The whole affair was handled very professionally by the ferry/road crew and neither Van, trailer nor driver were any worse for the experience.

A couple of km further north we headed "downtown" Ft McPherson and finally were pointed to the tire shop. It took awhile till somebody showed up and when it seemed that Ken and Edith would be helped, I said my farewells and headed north again.

The Mackenzie/Artic Red River crossing was uneventful, except that the Captain invited me up to the bridge and we had a nice chat and I had some photo opportunities.

After that crossing it is still 125 km mostly flat and straight road to Inuvik. Arrived @ 16:00 (NWT is on Mountain Time). Visitor Center and downtown CG were closed, so I went back five km south to Jak Park CG. Just 15 Amp electric, no water, no sewer.

 

2006-06-04 Sunday   -   click here for Photo Gallery

Inuvik NWT

First, a big thank you, to all of you, who sent their lovely wishes for my birthday.
To those who did not, make a note, so you remember next year.
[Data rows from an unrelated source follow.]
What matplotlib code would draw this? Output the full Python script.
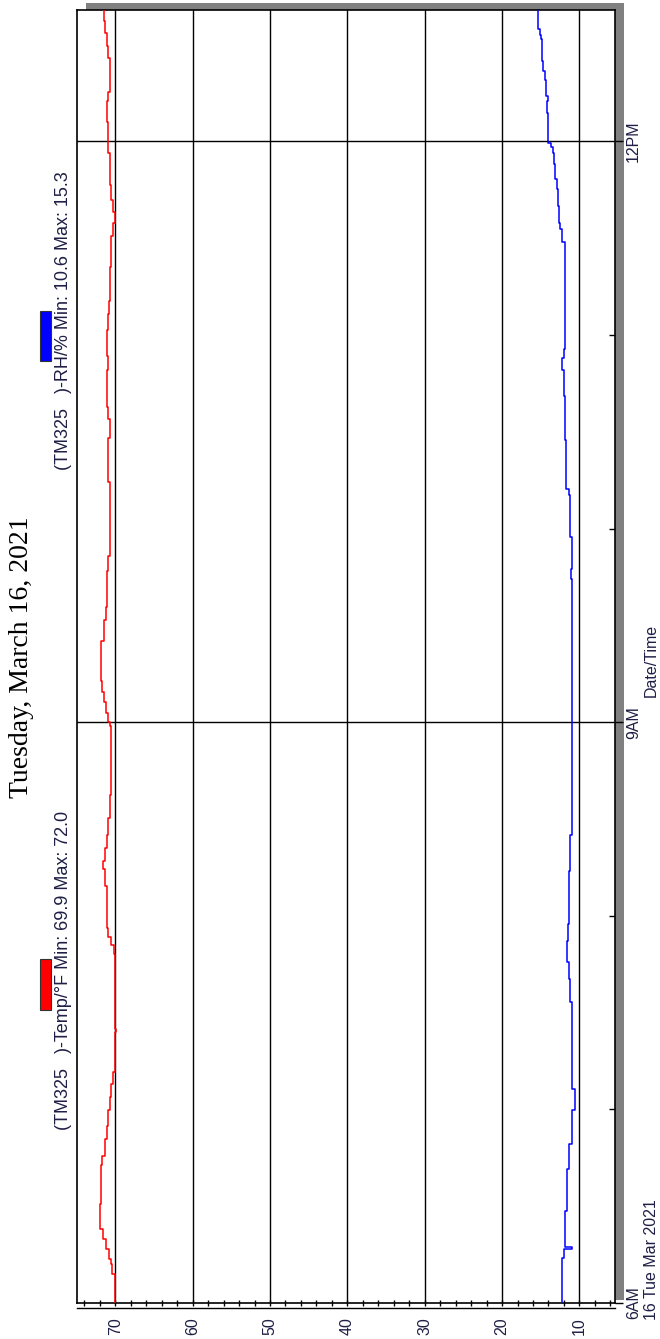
"""Rotated logger chart: TM325 temperature / RH, Tuesday March 16 2021."""
import matplotlib
matplotlib.use("Agg")
import matplotlib.pyplot as plt
from matplotlib.patches import Rectangle
from matplotlib.lines import Line2D

# ── Data (minutes after 6AM, value held until next entry) ──────
temp_min = [0, 1.5, 9, 12, 13.5, 16.6, 19.7, 22.8, 30.6, 42.9, 45.5, 50.8,
            54.7, 59.9, 63.8, 67.8, 71.7, 84, 85, 108.3, 110.9, 113.5, 116.2,
            129.2, 134.5, 137.1, 141.0, 144.9, 150.2, 157.4, 178.9, 180.2,
            182.9, 186.1, 189.4, 192.7, 205.3, 211.8, 215.8, 226.9, 231.5,
            254.3, 268.0, 273.9, 277.8, 289.0, 293.5, 301.4, 306.6, 310.5,
            321.0, 330.8, 334.7, 338.0, 341.9, 346.5, 356.3, 360.2, 366.1,
            372.6, 375.2, 385.7, 389.6, 393.5, 397.4]
temp_val = [70.0, 70.1, 70.4, 70.6, 70.8, 71.2, 71.6, 72.0, 71.8, 71.7, 71.3,
            71.1, 70.9, 70.7, 70.5, 70.3, 70.0, 69.9, 70.0, 70.2, 70.6, 70.9,
            71.1, 71.3, 71.6, 71.3, 71.1, 70.9, 70.7, 70.5, 70.7, 71.0, 71.2,
            71.5, 71.7, 71.8, 71.5, 71.2, 71.1, 70.9, 70.7, 70.9, 70.7, 70.9,
            71.1, 71.0, 71.1, 71.0, 70.8, 70.7, 70.5, 70.3, 70.1, 70.3, 70.5,
            70.7, 70.9, 71.0, 71.1, 70.9, 70.7, 70.9, 71.1, 71.3, 71.4]

rh_min = [0, 14.1, 16.7, 17.2, 23.3, 28.5, 41.6, 49.4, 59.9, 66.4, 70.4,
          93.3, 100.5, 105.7, 112.2, 117.5, 122.7, 126.6, 133.8, 144.9,
          224.3, 227.5, 237.3, 250.4, 252.4, 267.4, 274.6, 281.1, 289.0,
          292.9, 295.5, 299.4, 321.6, 325.5, 328.8, 332.7, 334.7, 339.9,
          345.2, 348.4, 353.0, 356.3, 358.2, 359.5, 361.5, 365.4, 368.7,
          372.6, 373.9, 379.1, 381.8, 385.0, 391.6, 392.9, 394.8]
rh_val = [12.2, 12.0, 11.0, 11.9, 11.8, 11.6, 11.3, 11.0, 10.6, 10.9, 11.0,
          11.2, 11.4, 11.6, 11.5, 11.3, 11.4, 11.3, 11.2, 10.9, 11.1, 11.0,
          11.2, 11.4, 11.7, 11.8, 11.9, 12.0, 12.2, 12.0, 11.9, 11.8, 11.8,
          11.9, 12.2, 12.5, 12.6, 12.8, 12.9, 13.1, 13.3, 13.4, 13.7, 14.0,
          14.1, 14.1, 14.2, 14.1, 14.3, 14.5, 14.7, 14.9, 15.0, 15.1, 15.3]

end_min = 400.7
value_ticks = [70, 60, 50, 40, 30, 20, 10]
time_ticks = [0, 180, 360]
time_labels = ["6AM", "9AM", "12PM"]
hour_ticks = [60, 120, 240, 300]

SANS = "Liberation Sans"
LABEL = "#1e1e46"

# ── Figure ────────────────────────────────────────────────────
W, H = 660, 1339
fig = plt.figure(figsize=(W / 100, H / 100), dpi=100, facecolor="white")

def fx(px):
    return px / W

def fy(py):
    return (H - py) / H

# grey drop shadow behind the frame
fig.add_artist(Rectangle((fx(86), fy(1300)), fx(623.5) - fx(86), fy(3) - fy(1300),
                         transform=fig.transFigure, facecolor="#808080",
                         edgecolor="none", zorder=-1))

ax = fig.add_axes([fx(77), fy(1303), fx(615) - fx(77), fy(10) - fy(1303)])
ax.set_facecolor("white")
ax.set_xlim(74.95, 5.4)
ax.set_ylim(0, end_min)

# series (value on x, time on y, held steps)
ax.plot(temp_val + [temp_val[-1]], temp_min + [end_min], drawstyle="steps-pre",
        color="#FF0000", lw=1.1, zorder=3)
ax.plot(rh_val + [rh_val[-1]], rh_min + [end_min], drawstyle="steps-pre",
        color="#0000FF", lw=1.1, zorder=3)

# ── Axes & grid ───────────────────────────────────────────────
for s in ax.spines.values():
    s.set_color("black")
    s.set_linewidth(1.2)

ax.set_xticks(value_ticks)
ax.set_xticklabels([str(v) for v in value_ticks])
ax.set_xticks(list(range(6, 75, 2)), minor=True)
ax.tick_params(axis="x", which="both", direction="inout", length=5, width=1,
               color="black")
ax.tick_params(axis="x", which="major", pad=7.5, labelrotation=90,
               labelsize=11.5, labelcolor=LABEL)
for t in ax.get_xticklabels():
    t.set_fontfamily(SANS)

ax.yaxis.tick_right()
ax.set_yticks(time_ticks)
ax.set_yticklabels(time_labels)
ax.set_yticks(hour_ticks, minor=True)
ax.tick_params(axis="y", which="major", direction="out", length=5.8, width=1,
               pad=2, labelrotation=90, labelsize=11.5, labelcolor=LABEL)
ax.tick_params(axis="y", which="minor", direction="in", length=4.3, width=1)
for t in ax.get_yticklabels():
    t.set_fontfamily(SANS)
    t.set_va("center")

for v in value_ticks:
    ax.axvline(v, color="black", lw=1.0, zorder=1)
for m in time_ticks[1:]:
    ax.axhline(m, color="black", lw=1.0, zorder=1)

# second rule of the value-axis band
fig.add_artist(Line2D([fx(77), fx(615)], [fy(1307.5)] * 2, color="black", lw=1.0,
                      transform=fig.transFigure))

# ── Texts ─────────────────────────────────────────────────────
fig.text(fx(22), fy(657), "Tuesday, March 16, 2021", rotation=90, ha="center",
         va="center", fontsize=20, family="Liberation Serif", color="black")

fig.text(fx(63.5), fy(1130), "(TM325   )-Temp/°F Min: 69.9 Max: 72.0", rotation=90,
         ha="center", va="bottom", fontsize=13, family=SANS, color=LABEL)
fig.text(fx(63.5), fy(470), "(TM325   )-RH/% Min: 10.6 Max: 15.3", rotation=90,
         ha="center", va="bottom", fontsize=13, family=SANS, color=LABEL)

fig.add_artist(Rectangle((fx(40), fy(1010)), fx(51) - fx(40), fy(959) - fy(1010),
                         transform=fig.transFigure, facecolor="#FF0000",
                         edgecolor="#333333", lw=0.8))
fig.add_artist(Rectangle((fx(40), fy(361)), fx(51) - fx(40), fy(311) - fy(361),
                         transform=fig.transFigure, facecolor="#0000FF",
                         edgecolor="#333333", lw=0.8))

fig.text(fx(651.5), fy(660), "Date/Time", rotation=90, ha="center", va="center",
         fontsize=11.5, family=SANS, color=LABEL)
fig.text(fx(651.5), fy(1320), "16 Tue Mar 2021", rotation=90, ha="center",
         va="bottom", fontsize=11.5, family=SANS, color=LABEL)

fig.savefig("out.png", dpi=100, facecolor="white")
plt.close(fig)
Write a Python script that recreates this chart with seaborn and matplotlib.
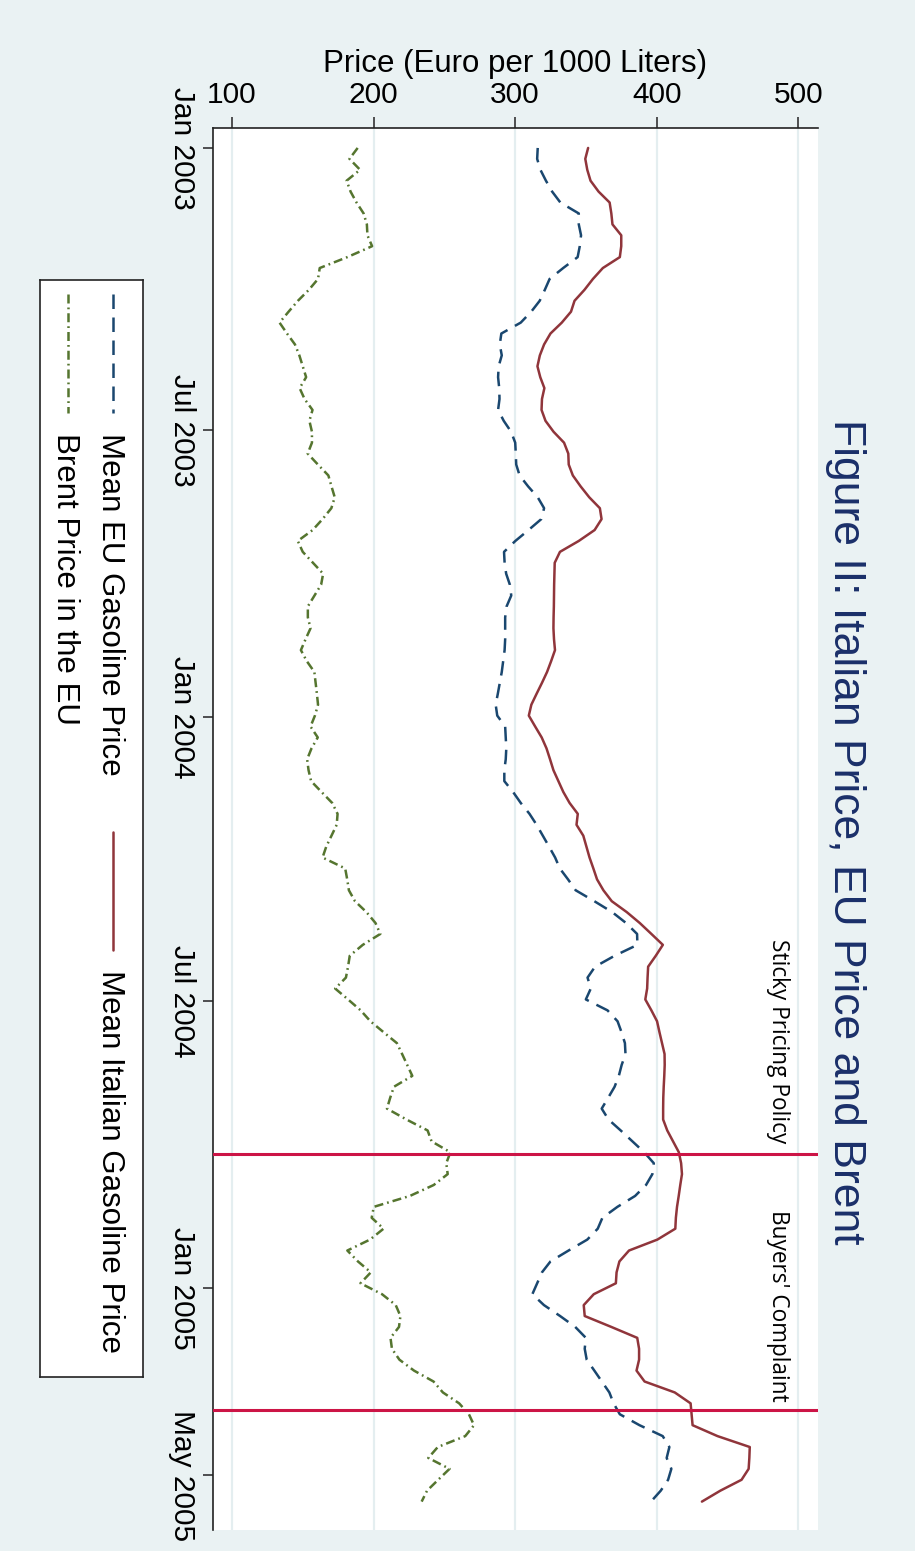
import pandas as pd
import numpy as np
import matplotlib
matplotlib.use("Agg")
import matplotlib.pyplot as plt
import seaborn as sns

# weekly observations, Jan 2003 - May 2005
weeks = pd.date_range("2003-01-01", periods=125, freq="7D")

# Mean Italian gasoline price (Euro per 1000 l)
italy = [351.6, 349.6, 351.0, 353.3, 359.0, 366.8, 368.0, 368.8, 375.0, 375.0,
         374.0, 362.0, 355.0, 349.0, 342.0, 339.5, 333.0, 325.0, 320.5, 317.5,
         315.8, 317.8, 320.7, 319.0, 318.7, 321.5, 327.2, 334.6, 337.6, 337.9,
         340.8, 346.3, 352.4, 359.9, 361.1, 356.2, 345.0, 331.7, 328.0, 327.8,
         327.6, 327.5, 327.4, 327.2, 327.1, 327.5, 328.2, 325.5, 322.6, 319.0,
         315.2, 311.5, 309.7, 314.2, 318.8, 322.2, 324.7, 327.1, 330.6, 334.1,
         338.5, 344.3, 343.4, 348.2, 350.4, 352.6, 355.3, 357.9, 362.4, 368.3,
         378.9, 388.1, 396.3, 404.4, 399.4, 394.0, 393.6, 393.3, 392.0, 396.3,
         400.3, 402.0, 403.8, 405.6, 405.7, 405.4, 405.0, 404.7, 404.6, 404.6,
         407.5, 411.6, 415.7, 417.3, 417.9, 416.7, 415.6, 414.4, 413.6, 413.2,
         400.5, 380.5, 373.7, 371.7, 371.2, 355.6, 348.5, 349.2, 368.0, 386.3,
         387.6, 387.6, 385.8, 391.5, 412.8, 424.0, 424.7, 425.4, 443.0, 465.8,
         465.5, 465.0, 460.0, 445.0, 432.0]

# Mean EU gasoline price
eu = [316.0, 315.6, 317.9, 321.8, 326.2, 332.0, 345.0, 345.0, 346.6, 345.7,
      344.2, 334.0, 324.4, 321.0, 317.4, 311.4, 304.0, 290.3, 289.2, 290.6,
      288.4, 288.0, 288.8, 289.0, 288.0, 292.0, 297.2, 300.1, 300.5, 300.8,
      303.2, 309.2, 316.0, 320.5, 318.5, 309.5, 300.2, 292.2, 292.6, 293.7,
      296.3, 297.3, 294.0, 293.0, 293.0, 293.0, 292.6, 291.6, 290.6, 289.2,
      287.8, 286.3, 287.4, 293.0, 293.4, 293.8, 293.4, 292.4, 292.4, 298.6,
      304.0, 310.2, 315.2, 319.6, 324.0, 328.3, 331.6, 337.4, 342.8, 356.0,
      368.6, 378.4, 386.2, 386.4, 370.3, 356.5, 351.2, 353.5, 350.0, 365.3,
      372.4, 375.2, 377.6, 378.0, 375.3, 373.3, 370.3, 365.8, 361.2, 366.0,
      374.6, 382.9, 391.2, 398.0, 397.0, 392.5, 384.8, 372.3, 361.7, 358.4,
      351.0, 337.8, 325.0, 319.0, 315.6, 312.2, 320.4, 331.8, 342.5, 350.0,
      349.2, 350.6, 356.0, 361.3, 366.6, 369.6, 374.0, 387.9, 404.3, 409.0,
      407.1, 410.4, 408.1, 402.9, 396.0]

# Brent price in the EU
brent = [188.8, 183.0, 190.5, 181.0, 183.8, 188.0, 193.0, 195.3, 195.7, 199.0,
         181.5, 162.0, 160.8, 154.3, 146.6, 140.0, 133.6, 138.9, 144.5, 147.6,
         150.0, 152.4, 147.8, 151.3, 156.9, 154.7, 156.5, 156.5, 153.5, 160.7,
         168.1, 170.3, 172.6, 170.2, 164.0, 157.0, 146.5, 150.0, 157.2, 164.4,
         163.0, 158.3, 153.6, 153.6, 155.5, 152.0, 148.7, 152.8, 158.2, 159.1,
         160.0, 160.8, 158.6, 155.5, 160.6, 156.2, 153.1, 154.1, 155.9, 163.3,
         170.8, 174.6, 174.0, 170.3, 166.6, 164.0, 180.0, 181.4, 182.6, 186.9,
         195.0, 201.4, 204.8, 192.4, 183.2, 182.0, 180.5, 172.9, 182.0, 190.9,
         197.8, 207.1, 216.5, 220.2, 223.8, 227.4, 214.4, 211.8, 209.5, 223.3,
         238.2, 241.0, 254.3, 251.4, 252.4, 242.5, 225.7, 200.2, 198.7, 207.1,
         197.5, 181.5, 189.0, 198.1, 190.8, 206.0, 215.7, 219.0, 218.0, 212.0,
         213.0, 218.3, 228.6, 242.4, 249.0, 260.5, 267.4, 271.0, 264.8, 245.4,
         238.7, 253.7, 245.7, 237.8, 234.0]

events = pd.to_datetime(["2004-10-07", "2005-03-20"])
event_labels = ["Sticky Pricing Policy", "Buyers' Complaint"]
event_label_ends = pd.to_datetime(["2004-09-30", "2005-03-15"])

date_ticks = pd.to_datetime(["2003-01-01", "2003-07-01", "2004-01-01",
                             "2004-07-01", "2005-01-01", "2005-05-01"])
date_labels = ["Jan 2003", "Jul 2003", "Jan 2004", "Jul 2004", "Jan 2005", "May 2005"]
price_ticks = [100, 200, 300, 400, 500]

df = pd.DataFrame({"week": weeks, "Italy": italy, "EU": eu, "Brent": brent})

c_it, c_eu, c_br = "#90353b", "#1a476f", "#55752f"
c_event = "#cc1446"
bg = "#eaf2f3"
ls_eu = (0, (5.8, 3.4))
ls_br = (0, (3.6, 1.6, 0.7, 1.6))

sns.set_theme(style="white")
plt.rcParams["font.family"] = ["Liberation Sans", "DejaVu Sans"]
plt.rcParams["text.color"] = "black"
plt.rcParams["axes.labelcolor"] = "black"

fig = plt.figure(figsize=(9.15, 15.51), dpi=100, facecolor=bg)
ax = fig.add_axes([213 / 915, 1 - 1530 / 1551, 605 / 915, 1402 / 1551])
ax.set_facecolor("white")

sns.lineplot(data=df, x="EU", y="week", orient="y", estimator=None, ax=ax,
             color=c_eu, lw=1.8, linestyle=ls_eu)
sns.lineplot(data=df, x="Brent", y="week", orient="y", estimator=None, ax=ax,
             color=c_br, lw=1.8, linestyle=ls_br)
sns.lineplot(data=df, x="Italy", y="week", orient="y", estimator=None, ax=ax,
             color=c_it, lw=1.8)

for d in events:
    ax.axhline(d, color=c_event, lw=2.2, zorder=3)
for lab, d in zip(event_labels, event_label_ends):
    ax.text(486, d, lab, rotation=-90, ha="center", va="bottom",
            fontsize=16.3, family=["Open Sans", "DejaVu Sans"], color="black")

ax.set_xlim(86.6, 514)
ax.set_ylim(pd.Timestamp("2005-06-05 05:00"), pd.Timestamp("2002-12-19 05:00"))

ax.xaxis.tick_top()
ax.xaxis.set_label_position("top")
ax.set_xticks(price_ticks)
ax.set_xticklabels([str(p) for p in price_ticks], fontsize=21.5)
ax.set_xlabel("Price (Euro per 1000 Liters)", fontsize=22.5, labelpad=6)
ax.set_yticks(date_ticks)
ax.set_yticklabels(date_labels, rotation=-90, va="center", fontsize=21.5)
ax.set_ylabel("")
ax.xaxis.grid(True, color="#e4eef0", lw=1.6)
ax.yaxis.grid(False)
ax.set_axisbelow(True)
ax.tick_params(axis="x", length=8, width=1.2, color="#333333", labelcolor="black",
               pad=6, top=True, bottom=False)
ax.tick_params(axis="y", length=7, width=1.2, color="#333333", labelcolor="black",
               pad=5, left=True)
for s in ["right", "bottom"]:
    ax.spines[s].set_visible(False)
for s in ["left", "top"]:
    ax.spines[s].set_color("#222222")
    ax.spines[s].set_linewidth(1.2)

fig.text(845 / 915, 1 - 832 / 1551, "Figure II: Italian Price, EU Price and Brent",
         rotation=-90, ha="center", va="center", fontsize=32, color="#1a2f69")

# legend drawn by hand, because the text runs top to bottom
lax = fig.add_axes([40 / 915, 1 - 1377 / 1551, 103 / 915, 1097 / 1551])
lax.set_xlim(40, 143)
lax.set_ylim(1377, 280)
lax.set_facecolor("white")
lax.set_xticks([])
lax.set_yticks([])
for s in lax.spines.values():
    s.set_color("#222222")
    s.set_linewidth(1.2)

entries = [
    ("Mean EU Gasoline Price", c_eu, ls_eu, 113, 294, 413, 110, 433),
    ("Brent Price in the EU", c_br, ls_br, 68, 294, 413, 65, 433),
    ("Mean Italian Gasoline Price", c_it, "-", 113, 832, 950, 110, 970),
]
for lab, col, ls, kx, ky0, ky1, tx, ty in entries:
    lax.plot([kx, kx], [ky0, ky1], color=col, lw=1.8, linestyle=ls)
    lax.text(tx, ty, lab, rotation=-90, ha="center", va="top", fontsize=22.5, color="black")

fig.savefig("out.png", dpi=100, facecolor=fig.get_facecolor())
Just kiddin', but each year I get older I seem to need more good wishes.

Second, I cheated yesterday, I left my poor trailer in the Jak Park by itself and bedded my head for the night in the Finto Inn, that offered in order of importance:

- wired high speed internet in room
- receiving birthday greetings from friends and loved ones via email
- an endless hot shower
- a delicious muskox burger, accompanied by several bottles of Arctic Red
- the attention of a nice barmaid
- a nightcap of a double helping of Black Bush

This morning I did some exploration of the town and its environs. The most unusual feature is how the buildings are all above ground, sitting on stilts (timber or steel) driven into the solid part of the permafrost. There is an open (crawl)space under each building, to have cold air circulate under the building, otherwise the heat from the building would thaw the permafrost and the building would tilt, or even topple.

All utilities are lead through 20" diameter tubes of the  "utilidor system" above ground through the town. Many houses are brightly coloured (please note the NWT/brit spelling)

Cold today, only +4 Celsius and the JaK Park is on an exposed hilltop. Two more RVs filled with Germans arrived at CG, tomorrow we will all move to the downtown CG that is supposed to open in the morning. Made an appropriate food choice and prepared a pot of stew.

No use going to town today, almost everything is closed. The local ordinance says, that a bar can only be open six Sundays per Year, so most bars save those days for big holidays and high tourist season.

Watched a couple of Ruffled Grouse do their mating dance.

I am cozy in my shell and will make it an in-house movie night.